16. The system of claim 12, further comprising a scheduler operable on the analysis computing system, the scheduler configured to allow creation of a schedule to communicatively connect the analysis computing system to the host computing system.

17. The system of claim 12, wherein the analysis computing system is further configured to generate one or more reports based on at least a portion of the information stored in the database file.

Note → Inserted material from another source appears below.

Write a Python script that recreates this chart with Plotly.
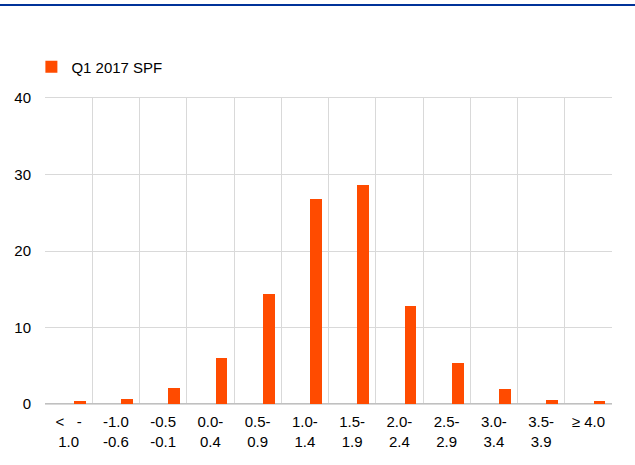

18. A system for obtaining data relating to workload operation statistics comprising:

a plurality of host computing systems each storing a log file of workload operation statistics of that host computing system;

an analysis computing system communicatively connected to the plurality of host computing systems, the analysis computing system including a memory configured to store one or more database files, the analysis computing system configured to:

communicatively connect to each of the plurality of host computing systems, each host computing system storing a log file including workload operation statistics;

determine a subset of the workload operation statistics to be requested from each of the host computing systems;

form one or more extraction ranges representing the subset of the workload operation statistics for each host computing system; and

for each of the one or more extraction ranges and each of the host computing systems:

receive a data block from the host computing system, the data block defined by the extraction range and extracted from the log file; and

store the data block in a database file at the analysis computing system, the database file thereby containing workload operation statistics for a plurality of host computing systems.

19. The system of claim 18, further comprising a scheduler operable on the analysis computing system, the scheduler configured to allow creation of a schedule to communicatively connect the analysis computing system to the host computing system.

20. The system of claim 19, further comprising a reporting module operable on the analysis computing system and configured to generate reports based on at least a portion of the workload operating statistics stored in the database file.